The roots of this promotion stretch back nearly a decade, to when boyhood fan Matthew Benham took over and implemented smart recruitment and his Smartodds statistics company. They were in League One then, even now they sit in midtable in the Championship money race.

No wonder midfielder Mathias Jensen insisted: ‘I don’t worry about the Premier League and I don’t fear anything. Of course I know it’s a different level — it’s the biggest league in the world and probably a lot of the best teams in the world.

‘But this club is capable of taking the next step right now. We’ll see how it goes but I’m quite comfortable. I think we can do very well like Leeds this season.’

Marcelo Bielsa’s side finished ninth following promotion in 2020. All without compromising on their fearless football.

‘They play a different kind of football but the way they played in the Championship and the way we play just shows that we’re capable of taking the next step,’ Jensen added. ‘Hopefully we can do very well in the Premier League as well. This is what we’ve been dreaming of for so long and working for.’

And Frank hopes Brentford’s own journey can inspire, too. ‘There should be a lot of other clubs out there dreaming,’ he said. ‘Everything is possible if, as we’ve said, you work hard, have a clear strategy, a top attitude and togetherness. Then anything is achievable in the world.’

Players like Ivan Toney (right) have already stated their excitement at playing in the highest tier

Brentford sold Said Benrahma (left) and Ollie Watkins (right) to Premier League clubs last year

You can forgive the fairytale thinking. Defender Ethan Pinnock was in non-league four years ago while the manager’s own journey is a lesson in perseverance, too.

‘I really walked the hard way — coaching since I was 20 from under-eights to now the Premier League,’ Frank said. ‘The only thing I hope is that it can inspire a lot of other coaches out there who dream about helping people to be better people and players.’

To think some Brentford fans were wary about ceding control to Benham when, in 2009, he offered a lifeline to a club facing a ‘bleak’ financial future. To think many of his innovative methods have since drawn derision. The pay-off? An increase in revenue of £178million by joining the big time.

But anyone looking to replicate their success must arm themselves with more than data analysis. Brentford rely on the nous to spot hidden gems on the scrapheap, the people to improve them in-house. And the bravery to sell when time and price align.

But they should be confident of keeping the current squad together and will stick to their ideas

B Team graduate Mads Roerslev (left) set up the second and epitomises the club’s approach

Last season’s failure cost them Ollie Watkins and Said Benrahma. How vultures would have circled after a record 10th play-off failure. Instead, their chances of keeping Jensen, Toney, David Raya, Rico Henry, Bryan Mbeumo, even Frank, have never looked so healthy.

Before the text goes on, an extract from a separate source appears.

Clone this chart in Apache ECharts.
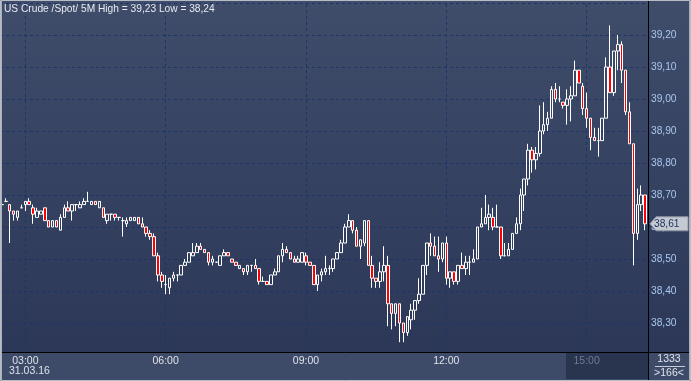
<!DOCTYPE html>
<html><head><meta charset="utf-8">
<script src="https://cdn.jsdelivr.net/npm/echarts@6/dist/echarts.min.js"></script>
<style>html,body{margin:0;padding:0;background:#2f3a58;overflow:hidden}#c{width:691px;height:381px}</style>
</head><body><div id="c"></div>
<script>
// 5-minute bars, 31.03.16, 02:30 .. 16:15
const categories = [
'02:30','02:35','02:40','02:45','02:50','02:55','03:00','03:05','03:10','03:15','03:20','03:25','03:30','03:35','03:40','03:45','03:50','03:55',
'04:00','04:05','04:10','04:15','04:20','04:25','04:30','04:35','04:40','04:45','04:50','04:55','05:00','05:05','05:10','05:15','05:20','05:25',
'05:30','05:35','05:40','05:45','05:50','05:55','06:00','06:05','06:10','06:15','06:20','06:25','06:30','06:35','06:40','06:45','06:50','06:55',
'07:00','07:05','07:10','07:15','07:20','07:25','07:30','07:35','07:40','07:45','07:50','07:55','08:00','08:05','08:10','08:15','08:20','08:25',
'08:30','08:35','08:40','08:45','08:50','08:55','09:00','09:05','09:10','09:15','09:20','09:25','09:30','09:35','09:40','09:45','09:50','09:55',
'10:00','10:05','10:10','10:15','10:20','10:25','10:30','10:35','10:40','10:45','10:50','10:55','11:00','11:05','11:10','11:15','11:20','11:25',
'11:30','11:35','11:40','11:45','11:50','11:55','12:00','12:05','12:10','12:15','12:20','12:25','12:30','12:35','12:40','12:45','12:50','12:55',
'13:00','13:05','13:10','13:15','13:20','13:25','13:30','13:35','13:40','13:45','13:50','13:55','14:00','14:05','14:10','14:15','14:20','14:25',
'14:30','14:35','14:40','14:45','14:50','14:55','15:00','15:05','15:10','15:15','15:20','15:25','15:30','15:35','15:40','15:45','15:50','15:55',
'16:00','16:05','16:10','16:15'];

const opens = [
38.67,38.68,38.67,38.65,38.63,38.66,38.67,38.68,38.66,38.63,38.64,38.66,38.62,38.60,38.62,38.59,38.63,38.66,38.65,38.67,
38.66,38.67,38.68,38.67,38.68,38.66,38.66,38.62,38.64,38.64,38.63,38.62,38.61,38.62,38.62,38.63,38.61,38.60,38.58,38.57,
38.51,38.45,38.42,38.41,38.44,38.45,38.45,38.48,38.49,38.51,38.52,38.54,38.53,38.52,38.49,38.49,38.48,38.51,38.52,38.50,
38.49,38.47,38.47,38.46,38.48,38.48,38.47,38.43,38.43,38.42,38.45,38.46,38.51,38.53,38.52,38.50,38.49,38.49,38.51,38.49,
38.48,38.42,38.45,38.46,38.47,38.47,38.50,38.52,38.55,38.60,38.62,38.59,38.54,38.55,38.62,38.48,38.44,38.43,38.46,38.48,
38.36,38.33,38.36,38.30,38.27,38.31,38.34,38.37,38.39,38.48,38.55,38.54,38.51,38.50,38.55,38.44,38.46,38.43,38.48,38.47,
38.49,38.49,38.50,38.60,38.61,38.63,38.63,38.60,38.60,38.51,38.51,38.53,38.58,38.61,38.70,38.75,38.84,38.81,38.83,38.90,
38.92,38.94,39.03,39.00,38.99,38.98,39.00,39.01,39.09,39.04,38.97,38.94,38.88,38.87,38.87,38.94,39.10,39.02,39.15,39.17,
39.09,38.96,38.86,38.58,38.67,38.70];
const closes = [
38.67,38.68,38.65,38.64,38.65,38.66,38.68,38.67,38.64,38.65,38.65,38.62,38.60,38.62,38.60,38.63,38.66,38.65,38.67,38.67,
38.67,38.68,38.68,38.68,38.67,38.68,38.63,38.64,38.64,38.63,38.63,38.62,38.62,38.63,38.63,38.61,38.60,38.58,38.57,38.51,
38.45,38.43,38.42,38.44,38.45,38.45,38.48,38.49,38.52,38.52,38.54,38.53,38.52,38.49,38.50,38.49,38.51,38.52,38.51,38.49,
38.48,38.48,38.46,38.48,38.48,38.47,38.43,38.43,38.42,38.45,38.46,38.51,38.53,38.52,38.50,38.49,38.50,38.52,38.49,38.48,
38.42,38.45,38.46,38.47,38.47,38.50,38.52,38.55,38.60,38.62,38.59,38.54,38.56,38.62,38.48,38.44,38.43,38.46,38.48,38.36,
38.33,38.36,38.30,38.27,38.32,38.34,38.37,38.39,38.48,38.55,38.54,38.51,38.50,38.55,38.44,38.46,38.43,38.48,38.47,38.49,
38.49,38.50,38.60,38.61,38.63,38.64,38.60,38.60,38.51,38.51,38.53,38.58,38.61,38.70,38.75,38.84,38.81,38.83,38.90,38.92,
38.94,39.03,39.00,39.00,38.98,39.00,39.01,39.09,39.05,38.97,38.94,38.88,38.87,38.87,38.94,39.10,39.02,39.15,39.17,39.09,
38.96,38.86,38.58,38.67,38.70,38.61];
const lows = [
38.67,38.68,38.55,38.62,38.62,38.66,38.65,38.67,38.61,38.63,38.64,38.62,38.60,38.60,38.60,38.59,38.63,38.65,38.62,38.65,
38.66,38.67,38.68,38.67,38.67,38.66,38.63,38.61,38.62,38.62,38.62,38.57,38.60,38.62,38.62,38.61,38.60,38.57,38.56,38.51,
38.43,38.41,38.39,38.39,38.43,38.43,38.45,38.48,38.49,38.51,38.52,38.53,38.52,38.48,38.48,38.49,38.48,38.51,38.51,38.49,
38.48,38.47,38.45,38.45,38.46,38.47,38.42,38.43,38.42,38.42,38.45,38.46,38.49,38.52,38.50,38.49,38.49,38.49,38.48,38.48,
38.42,38.40,38.43,38.45,38.45,38.46,38.50,38.52,38.55,38.60,38.58,38.54,38.50,38.54,38.48,38.41,38.41,38.41,38.43,38.29,
38.28,38.29,38.24,38.24,38.26,38.28,38.31,38.36,38.39,38.45,38.51,38.51,38.46,38.49,38.42,38.41,38.42,38.42,38.47,38.45,
38.45,38.49,38.50,38.60,38.61,38.59,38.59,38.60,38.50,38.51,38.51,38.53,38.58,38.59,38.65,38.73,38.77,38.78,38.82,38.89,
38.90,38.94,38.99,38.99,38.97,38.92,38.93,39.01,39.05,38.95,38.91,38.84,38.87,38.82,38.87,38.94,39.02,39.01,39.09,39.05,
38.95,38.86,38.48,38.56,38.65,38.59];
const highs = [
38.68,38.69,38.67,38.65,38.65,38.67,38.68,38.69,38.67,38.66,38.65,38.66,38.62,38.62,38.62,38.64,38.67,38.68,38.67,38.67,
38.68,38.69,38.71,38.68,38.68,38.68,38.66,38.64,38.64,38.64,38.63,38.63,38.63,38.63,38.63,38.63,38.63,38.60,38.59,38.58,
38.52,38.46,38.45,38.44,38.46,38.45,38.48,38.50,38.52,38.55,38.55,38.55,38.53,38.52,38.51,38.49,38.51,38.53,38.52,38.50,
38.49,38.48,38.47,38.48,38.48,38.50,38.47,38.445,38.43,38.45,38.47,38.51,38.55,38.54,38.52,38.51,38.51,38.52,38.52,38.49,
38.48,38.45,38.47,38.51,38.48,38.50,38.52,38.56,38.61,38.64,38.62,38.60,38.56,38.62,38.62,38.51,38.44,38.49,38.54,38.51,
38.36,38.36,38.36,38.30,38.32,38.36,38.37,38.44,38.48,38.55,38.58,38.57,38.57,38.55,38.57,38.46,38.46,38.48,38.52,38.51,
38.51,38.53,38.60,38.66,38.70,38.67,38.66,38.67,38.60,38.55,38.55,38.58,38.63,38.72,38.75,38.86,38.85,38.85,38.98,38.99,
38.96,39.04,39.05,39.04,38.99,39.03,39.04,39.12,39.09,39.05,39.02,38.94,38.91,38.91,38.94,39.13,39.23,39.15,39.20,39.18,
39.09,38.99,38.86,38.72,38.73,38.70];

const hourTicks = ['03:00','06:00','09:00','12:00','15:00'];
const dimmedTicks = ['15:00'];
const dateLabel = '31.03.16';
const titleText = 'US Crude /Spot/ 5M High = 39,23 Low = 38,24';
const lastPrice = 38.61;
const infoTop = '1333';
const infoBottom = '>166<';

const ohlc = opens.map((o, i) => [o, closes[i], lows[i], highs[i]]);
const fmt = v => v.toFixed(2).replace('.', ',');
const FONT = 'Liberation Sans, Arial, sans-serif';

const chart = echarts.init(document.getElementById('c'), null, {renderer: 'canvas'});
const gridLine = {color: '#1d3566', width: 1, type: [3, 3]};

chart.setOption({
  animation: false,
  backgroundColor: {type: 'linear', x: 0, y: 0, x2: 0, y2: 1,
    colorStops: [{offset: 0, color: '#3f4c6a'}, {offset: 1, color: '#2b3656'}]},
  grid: {left: 0, right: 44, top: 3, bottom: 26, containLabel: false},
  xAxis: {
    type: 'category', data: categories, boundaryGap: true, z: 30,
    axisLine: {show: false}, axisTick: {show: false}, splitLine: {show: false},
    axisLabel: {
      interval: (i, v) => hourTicks.indexOf(v) >= 0,
      margin: 0, fontSize: 10.5, fontFamily: FONT, verticalAlign: 'top', padding: [1, 0, 0, 0],
      color: (v) => dimmedTicks.indexOf(v) >= 0 ? '#6f7b94' : '#dfe3ea'
    }
  },
  yAxis: {
    type: 'value', position: 'right', min: 38.2, max: 39.3, interval: 0.1, scale: true,
    axisLine: {show: false}, axisTick: {show: false},
    splitLine: {show: true, lineStyle: gridLine},
    axisLabel: {showMinLabel: false, showMaxLabel: false, formatter: fmt, color: '#a8c8f0',
      fontSize: 10.2, fontFamily: FONT, margin: 4, align: 'left'}
  },
  series: [{
    type: 'line', data: [], z: 1, silent: true,
    markLine: {silent: true, symbol: ['none', 'none'], animation: false, z: 1,
      label: {show: false}, lineStyle: gridLine, emphasis: {disabled: true},
      data: hourTicks.map(t => ({xAxis: t}))}
  }, {
    type: 'candlestick', data: ohlc, barWidth: 3, z: 3,
    itemStyle: {color: 'rgba(0,0,0,0)', color0: '#ff0000', borderColor: '#ffffff',
      borderColor0: '#ffffff', borderWidth: 1}
  }]
});

const py = chart.convertToPixel({yAxisIndex: 0}, lastPrice);
const W = 691, H = 381;
chart.setOption({graphic: [
  {type: 'rect', z: 10, silent: true, shape: {x: 0, y: 352, width: 648, height: 29}, style: {fill: '#3e4b68'}},
  {type: 'rect', z: 11, silent: true, shape: {x: 566, y: 353, width: 82, height: 26}, style: {fill: '#29344f'}},
  {type: 'rect', z: 10, silent: true, shape: {x: 648, y: 352, width: 43, height: 29}, style: {fill: '#3e4b68'}},
  {type: 'line', z: 40, silent: true, shape: {x1: 0, y1: 352.5, x2: W, y2: 352.5}, style: {stroke: '#000', lineWidth: 1}},
  {type: 'line', z: 40, silent: true, shape: {x1: 648.5, y1: 0, x2: 648.5, y2: H}, style: {stroke: '#000', lineWidth: 1}},
  {type: 'text', z: 40, silent: true, x: 9, y: 366, style: {text: dateLabel, fill: '#dfe3ea', font: '10.5px ' + FONT}},
  {type: 'text', z: 40, silent: true, x: 669, y: 354, style: {text: infoTop, fill: '#dfe3ea', font: '10.5px ' + FONT, align: 'center'}},
  {type: 'line', z: 40, silent: true, shape: {x1: 655, y1: 366.5, x2: 685, y2: 366.5}, style: {stroke: '#c8ccd6', lineWidth: 1}},
  {type: 'text', z: 40, silent: true, x: 669, y: 368, style: {text: infoBottom, fill: '#dfe3ea', font: '10.5px ' + FONT, align: 'center'}},
  {type: 'polygon', z: 40, silent: true, shape: {points: [[650, py], [656, py - 7], [688, py - 7], [688, py + 7], [656, py + 7]]},
    style: {fill: '#c5c9d1', stroke: '#8e95a5', lineWidth: 1}},
  {type: 'text', z: 41, silent: true, x: 654, y: py, style: {text: fmt(lastPrice), fill: '#1c2f5c', font: '10.2px ' + FONT, verticalAlign: 'middle'}},
  {type: 'text', z: 40, silent: true, x: 4, y: 4, style: {text: titleText, fill: '#e8eaf0', font: '10.2px ' + FONT}},
  {type: 'rect', z: 50, silent: true, shape: {x: 0.5, y: 0.5, width: W - 1, height: H - 1}, style: {fill: 'none', stroke: '#b7bcc6', lineWidth: 1}},
  {type: 'line', z: 50, silent: true, shape: {x1: 1.5, y1: 0, x2: 1.5, y2: H}, style: {stroke: '#aab0bb', lineWidth: 1}},
  {type: 'line', z: 50, silent: true, shape: {x1: W - 1.5, y1: 0, x2: W - 1.5, y2: H}, style: {stroke: '#aab0bb', lineWidth: 1}}
]});
</script>
</body></html>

Perhaps some will still go but Brentford are certainly eyeing a few reinforcements. For now, though, time to celebrate — and remember. The club dedicated this victory to Robert Rowan, their former technical director who died in 2018 aged just 28. 

He was a key architect of their pioneering B-team and, at Wembley, graduate Mads Roerslev created Marcondes’ second goal.

No wonder Brentford are not about to change for anyone. Or fear anything.